Last Updated on August 15, 2025

If you’ve ever tried finding that one YouTube video you know exists but can’t seem to dig up… you’ve probably realized the search bar is both your best friend and your worst enemy.

Here’s the thing: YouTube’s search is powerful way more powerful than most people realize. The trick is, you’ve got to speak its language. And that language is made up of search operators.

YouTube Search Operators

These are little pieces of syntax (some borrowed from Google Search, some unique to YouTube) that can help you zero in on exactly what you want. As someone who spends way too much time digging through YouTube for SEO research, competitor analysis, and let’s be honest the occasional recipe video at 1 a.m., I’ve learned how useful these can be.

So let’s break them down. I’ll walk you through 50+ YouTube search operators, show you examples in a code-block style, and share some real use cases that actually work outside of theory.

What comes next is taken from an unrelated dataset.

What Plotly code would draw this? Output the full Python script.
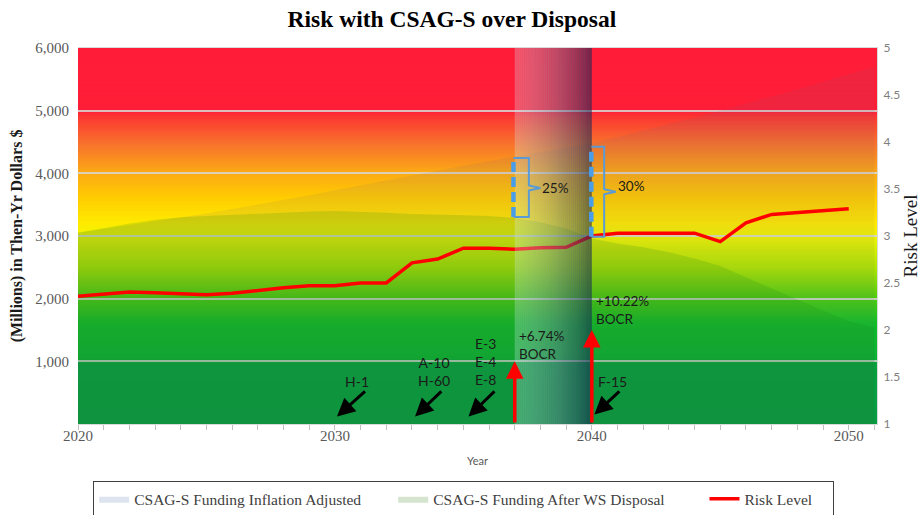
import plotly.graph_objects as go

# ---------------- data ----------------
years = list(range(2020, 2051))
risk_level = [2.36, 2.385, 2.405, 2.395, 2.385, 2.375, 2.39, 2.42, 2.45, 2.47,
              2.47, 2.50, 2.50, 2.715, 2.755, 2.87, 2.87, 2.86, 2.875, 2.88,
              3.00, 3.03, 3.03, 3.03, 3.03, 2.94, 3.14, 3.23, 3.25, 3.27, 3.29]

fund_years = list(range(2020, 2052))
funding_inflation = [3050, 3110, 3170, 3230, 3295, 3360, 3430, 3500, 3575, 3650,
                     3730, 3805, 3880, 3960, 4040, 4120, 4190, 4260, 4330, 4405,
                     4480, 4580, 4680, 4785, 4890, 5000, 5110, 5225, 5340, 5460,
                     5580, 5700]
funding_after_disposal = [3050, 3130, 3200, 3260, 3300, 3320, 3340, 3360, 3380, 3390,
                          3400, 3390, 3370, 3350, 3335, 3330, 3320, 3290, 3220, 3120,
                          2960, 2880, 2820, 2740, 2640, 2520, 2340, 2160, 1980, 1810,
                          1640, 1540]

left_ticks = [1000, 2000, 3000, 4000, 5000, 6000]
right_ticks = [1, 1.5, 2, 2.5, 3, 3.5, 4, 4.5, 5]
x_ticks = [2020, 2030, 2040, 2050]

# aircraft disposal markers
aircraft_labels = ["H-1", "A-10<br>H-60", "E-3<br>E-4<br>E-8", "F-15"]
aircraft_tip_x = [2030.08, 2033.12, 2035.2, 2040.1]
aircraft_tip_y = [120, 120, 120, 150]
aircraft_tail_x = [2031.23, 2034.2, 2036.27, 2041.13]
aircraft_tail_y = [543, 543, 543, 543]
aircraft_label_x = [2030.85, 2033.85, 2035.88, 2040.82]
aircraft_label_y = [675, 833, 990, 675]

# BOCR increase arrows
bocr_years = [2037, 2040]
bocr_tip = [1000, 1500]
bocr_text = ["+6.74%<br>BOCR", "+10.22%<br>BOCR"]
bocr_text_y = [1266, 1824]

# funding gap brackets
gap_years = [2036.95, 2039.98]
gap_low = [3303, 2989]
gap_high = [4245, 4425]
gap_mid = [3766, 3707]
gap_text = ["25%", "30%"]
gap_text_y = [3771, 3790]

band_start, band_end = 2037, 2040

# ---------------- styling ----------------
SERIF = "Liberation Serif"
SANS = "Lato"
GRAY = "#595959"
NB = "\u00a0"

bg_stops = [(0, (5, 158, 66)), (950, (5, 160, 64)), (1050, (10, 180, 50)),
            (1600, (15, 190, 40)), (2000, (75, 205, 15)), (2500, (175, 230, 0)),
            (3000, (240, 245, 0)), (3200, (255, 235, 0)), (3600, (255, 205, 0)),
            (4000, (252, 170, 20)), (4500, (248, 110, 45)), (4900, (252, 55, 50)),
            (5000, (255, 30, 55)), (6000, (255, 28, 56))]


def bg_color(v):
    for (v0, c0), (v1, c1) in zip(bg_stops[:-1], bg_stops[1:]):
        if v0 <= v <= v1:
            t = (v - v0) / (v1 - v0)
            return "rgb(%d,%d,%d)" % tuple(round(a + (b - a) * t) for a, b in zip(c0, c1))
    return "rgb(%d,%d,%d)" % bg_stops[-1][1]


shapes = []
step = 40
for i in range(0, 6000, step):
    shapes.append(dict(type="rect", xref="x domain", yref="y", x0=0, x1=1,
                       y0=i, y1=min(i + step * 1.8, 6000), fillcolor=bg_color(i + step / 2),
                       line=dict(width=0), layer="below"))

# gradient band between 2037 and 2040
n = 40
c_start = (215, 240, 250, 0.28)
c_end = (22, 40, 85, 0.6)
for k in range(n):
    t = (k + 0.5) / n
    c = [a + (b - a) * t for a, b in zip(c_start, c_end)]
    x0 = band_start + (band_end - band_start) * k / n
    x1 = band_start + (band_end - band_start) * (k + 1) / n
    shapes.append(dict(type="rect", xref="x", yref="y", x0=x0, x1=x1, y0=0, y1=6000,
                       fillcolor="rgba(%d,%d,%d,%.3f)" % (c[0], c[1], c[2], c[3]),
                       line=dict(width=0), layer="above"))

# brackets
for gx, lo, hi, mid, w in zip(gap_years, gap_low, gap_high, gap_mid, [0.6, 0.5]):
    shapes.append(dict(type="line", xref="x", yref="y", x0=gx, x1=gx, y0=lo, y1=hi,
                       line=dict(color="#4a9ee8", width=4.5, dash="10px,5px"), layer="above"))
    xr = gx + w
    path = (f"M {gx} {hi} L {xr} {hi} L {xr} {mid + 40} L {xr + 0.45} {mid} "
            f"L {xr} {mid - 40} L {xr} {lo} L {gx} {lo}")
    shapes.append(dict(type="path", xref="x", yref="y", path=path,
                       line=dict(color="#5b9bd5", width=2), layer="above"))

annotations = []
for lab, tx, ty, ax, ay, lx, ly in zip(aircraft_labels, aircraft_tip_x, aircraft_tip_y,
                                       aircraft_tail_x, aircraft_tail_y,
                                       aircraft_label_x, aircraft_label_y):
    annotations.append(dict(x=tx, y=ty, ax=ax, ay=ay, xref="x", yref="y", axref="x", ayref="y",
                            text="", showarrow=True, arrowhead=2, arrowsize=1.2,
                            arrowwidth=3, arrowcolor="#000000", standoff=0, startstandoff=0))
    annotations.append(dict(x=lx, y=ly, xref="x", yref="y", text=lab, showarrow=False,
                            font=dict(family=SANS, size=14, color="#1a1a1a"),
                            align="center"))

for bx, tip, txt, ty in zip(bocr_years, bocr_tip, bocr_text, bocr_text_y):
    annotations.append(dict(x=bx, y=tip, ax=bx, ay=0, xref="x", yref="y", axref="x", ayref="y",
                            text="", showarrow=True, arrowhead=2, arrowsize=1,
                            arrowwidth=3.5, arrowcolor="#ff0000", standoff=0, startstandoff=0))
    annotations.append(dict(x=bx + 0.08, y=ty, xref="x", yref="y", text=txt, showarrow=False,
                            xanchor="left", align="left",
                            font=dict(family=SANS, size=13.5, color="#1a1a1a")))

for gx, w, txt, ty in zip(gap_years, [0.6, 0.5], gap_text, gap_text_y):
    annotations.append(dict(x=gx + w + 0.45, y=ty, xref="x", yref="y", text=txt,
                            showarrow=False, xanchor="left",
                            font=dict(family=SANS, size=13.5, color="#1a1a1a")))

fig = go.Figure()

fig.add_trace(go.Scatter(x=fund_years, y=funding_inflation, mode="lines", fill="tozeroy",
                         fillcolor="rgba(110,100,130,0.10)", line=dict(width=0),
                         showlegend=False, hoverinfo="skip"))
fig.add_trace(go.Scatter(x=fund_years, y=funding_after_disposal, mode="lines", fill="tozeroy",
                         fillcolor="rgba(20,130,20,0.16)", line=dict(width=0),
                         showlegend=False, hoverinfo="skip"))
fig.add_trace(go.Scatter(x=years, y=risk_level, yaxis="y2", mode="lines",
                         line=dict(color="#ff0000", width=3.5), showlegend=False))

# legend entries
fig.add_trace(go.Scatter(x=[None], y=[None], mode="lines", fill="toself",
                         fillcolor="#dde3ef", line=dict(width=0, color="#dde3ef"),
                         name="CSAG-S Funding Inflation Adjusted" + NB * 7))
fig.add_trace(go.Scatter(x=[None], y=[None], mode="lines", fill="toself",
                         fillcolor="#d5e4cf", line=dict(width=0, color="#d5e4cf"),
                         name="CSAG-S Funding After WS Disposal" + NB * 9))
fig.add_trace(go.Scatter(x=[None], y=[None], mode="lines",
                         line=dict(color="#ff0000", width=3.5), name="Risk Level" + NB * 4))

fig.update_layout(
    width=924, height=515,
    margin=dict(l=78, r=47, t=48, b=91, autoexpand=False),
    paper_bgcolor="white", plot_bgcolor="white",
    title=dict(text="<b>Risk with CSAG-S over Disposal</b>", x=0.468, xref="paper",
               xanchor="center", y=0.963, yanchor="middle",
               font=dict(family=SERIF, size=23.5, color="#000000")),
    xaxis=dict(range=[2020, 2051.1], tickvals=x_ticks, ticks="outside", ticklen=5,
               tickcolor="#bfbfbf", showgrid=False, zeroline=False, automargin=False,
               showline=True, linecolor="#d9d9d9", mirror=True,
               minor=dict(dtick=1, ticks="outside", ticklen=5, tickcolor="#bfbfbf",
                          showgrid=False),
               tickfont=dict(family=SERIF, size=15, color=GRAY),
               ticklabelstandoff=-7,
               title=dict(text="Year", font=dict(family=SANS, size=11, color=GRAY),
                          standoff=14)),
    yaxis=dict(range=[0, 6000], tickvals=left_ticks, automargin=False,
               ticktext=[f"{v:,}" for v in left_ticks],
               tickfont=dict(family=SERIF, size=15, color=GRAY),
               showgrid=True, gridcolor="rgba(215,215,215,0.85)", gridwidth=1.5,
               zeroline=False, ticks="", ticklabelstandoff=8,
               title=dict(text="<b>(Millions) in Then-Yr Dollars $</b>",
                          font=dict(family=SERIF, size=16, color="#1a1a1a"), standoff=8)),
    yaxis2=dict(range=[1, 5], tickvals=right_ticks, overlaying="y", side="right",
                showgrid=False, zeroline=False, ticks="", automargin=False,
                showline=True, linecolor="#d9d9d9",
                tickfont=dict(family=SANS, size=12, color="#7f7f7f"),
                ticklabelstandoff=3,
                title=dict(text="Risk Level", font=dict(family=SERIF, size=19, color="#1a1a1a"),
                           standoff=0)),
    legend=dict(orientation="h", x=0.019, xanchor="left", y=-0.152, yanchor="top",
                bordercolor="#404040", borderwidth=1,
                font=dict(family=SERIF, size=15.5, color="#404040")),
    shapes=shapes,
    annotations=annotations,
)

fig.write_html("out.html", config={"displayModeBar": False},
               post_script="document.body.style.margin='0px';")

If you wrap a phrase in quotes, YouTube will search for that exact sequence of words.

"youtube seo tips"

Without the quotes, YouTube will happily shuffle words around, drop some, and give you something “close.” But for SEO research, “close” is not good enough.

Title-Only Searches

When you want results where the keyword appears in the video title — and nowhere else matters:

intitle:"keyword research"

Or if you’ve got multiple must-have title words:

allintitle:seo tutorial

I use this a lot when hunting for “how-to” content from competitors.

Description Searches

Sometimes, the gold is in the description. Maybe someone mentions your brand, or lists resources you’re curious about.

description:"keyword tool"

Date Ranges

Need fresh content? You can filter results by upload date right from the search box.

after:2024-01-01
before:2024-06-01

Pair this with title searches and you’ve basically got an RSS feed for competitor uploads.

Boolean Operators

YouTube actually understands OR and | for “either/or” matches.

seo tutorial OR keyword research

You can even group them:

("seo tutorial" OR "keyword research") intitle:2024

Inclusion / Exclusion

Force a word to appear with +, or kick it out completely with.

+beginner -advanced

I use this when I want beginner-friendly guides and want to avoid advanced-level jargon.

Number Ranges

Search for specific number ranges handy for prices, dates, or listicles.

2020..2023

Wildcards

If you can’t remember a word in a title or phrase, use an asterisk.

best * for youtube

This is great for exploring keyword variations.

Currency Search

Looking for product reviews with price tags?

camera $500

Hashtags

Yes, you can search by hashtag directly.

#youtubeshorts

YouTube-Style Filter Keywords

These aren’t “real” operators but act like them if you add them with a comma.

seo tips, hd
seo tutorial, playlist

Think of them as quick shortcuts to YouTube’s own filter menu.

Real-World Use Cases

Here’s where these get fun.

Competitor Monitoring

intitle:"link building" after:2024-07-01

Now you’ve got a neat feed of the latest uploads on your topic.

Niche Topic Discovery

("content marketing" OR "growth hacking") tutorial, hd

Find new creators in your niche.

Product Research

"sony a7iv review" after:2023-01-01, 4k

Filter for recent, high-quality reviews.

Tips That Save You Frustration

  • Don’t add spaces after the colon in operators (intitle:keyword, not intitle: keyword).
  • Combine operators + filters for the best of both worlds.
  • Test one operator at a time when building complex queries.
  • Remember: Some filters (like “HD”) don’t actually change the search just how results are displayed.

Conclusion

If you only take one thing from this: these operators are cheat codes for YouTube search.

Whether you’re hunting down competitor content, researching keywords, or just trying to find that one obscure 2010 gaming tutorial, they’ll save you time and in SEO, time saved is traffic gained.

Play around with combinations. Break them. See what comes back. The more you experiment, the faster you’ll find exactly what you need.